Вокруг дворца в шахматном порядке выстроились хижины в стиле архитектуры бамилеке, по почти игрушечных размеров. Это хижины жен вождя. Я задаю неосторожный вопрос об их числе. Вождь недовольно морщится, но все же отвечает:

— Пятьдесят — шестьдесят, но часть из них я получил по наследству от своего предшественника. Таков обычай.

В Камеруне наших дней — сложная социальная структура. Рядом с государственными учреждениями, организациями правящей партии Камерунский национальный союз действуют племенные институты. С законом уживаются вековые традиции и обычаи.

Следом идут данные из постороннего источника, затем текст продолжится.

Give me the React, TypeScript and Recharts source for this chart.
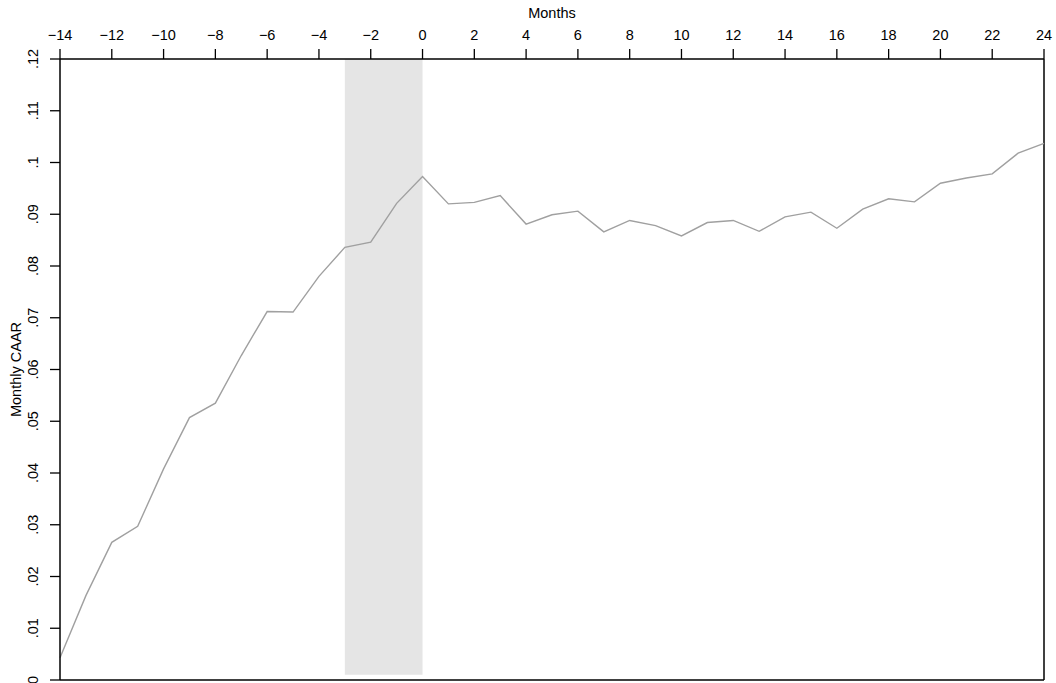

Представление об Африке будет неполным и обманчивым, если за недавно обретенным республиканским фасадом, за сетью шумных политических и общественных организаций, за новостройками заводов и фабрик совсем проглядеть хитросплетения родо-племенных и феодальных институтов, заложенных еще в средние века.

Эти институты влиятельны не только на западе Африки, но и в других ее частях. Их влияние нет-нет да и возобладает на крутых поворотах политической жизни африканских стран. Традиции прежней власти скрытно тянутся к самому гребню нынешнего государственного управления. Ее воздействие сказывается даже при формулировании политических доктрин и определении руководства республик. Именно поэтому институт традиционных вождей и вельмож не только экзотическая сторона африканской действительности. В Объединенной Республике Камерун, как и в других странах, сохранились как бы остовы феодальных монархий. Их я наблюдал, разъезжая по районам, населенным бамилеке, бамумами, фульбе, тикарами, дуала и другими народностями.

Бамилеке правит король (фо), выступающий от имени всех мифических предков, верховный жрец пульта. В его свиту и «штаб» входят родственники и наследственные советники — камве (нечто вроде удельных князей, нотомки «девяти прародителей» бамилеке) и вельможи (нкем). У подножия иерархической пирамиды стоят начальники провинций (менкам), районные управители (нкам и фонте), а под ними безликая и безропотная крестьянская масса.

Политическая власть фо ныне сведена к минимуму. Однако по традиции он владеет и распоряжается всеми землями, взимает с крестьян налоги в пользу государства и дань для себя. На усадьбах и полях верховного правителя и прочих вождей крестьяне отрабатывают свой извечный долг, повинуясь безапелляционным предписаниям косных обычаев — ведь, согласно родо-племенной морали, физический труд унижает вождя. К слову сказать, в одной из африканских стран я услышал забавную быль о том, как некий правитель отрастил умопомрачительной длины ногти на левой руке в знак своего высокого ранга. Цель этой странной затеи была проста — убедить людей в том, что он совсем-совсем не трудится.

Фо предстает пароду во всем великолепии церемониального облачения с золотыми браслетами на запястьях, иногда в шкуре пантеры, на которую только он имеет право. Его трон вырезан из дерева в форме пантеры, оскалившейся навстречу входящему. Пантера — символ королевской власти. По поверьям, фо может, если пожелает, принимать образ пантеры, слона, буйвола или питона. И бамилеке — быть может, уже не все, но многие — верят в волшебные чары и способность властителя к превращению.

Целый квартал около хижины вождя отводится его супругам, среди которых также существует своя иерархия. Главной считается мафо — старшая жена. Вопрос о наследнике престола решает совет камве. Старшему сыну фо дается титул соп, а младшим сыновьям — тухкам и покам (фокам). Сан часто включается в фамилию, и непосвященному чужеземцу кажется одним из имен. В Яунде я вручал аккредитационное письмо благожелательному министру информации Полю Фокаму Камге. Среди имен хозяина помещения корпункта ТАСС было выразительное Менкам. В то же время поэт Мартэн соп Нкамганг предупредил меня об исключениях из правила — почетный титул соп был присужден ему на родине за литературное творчество.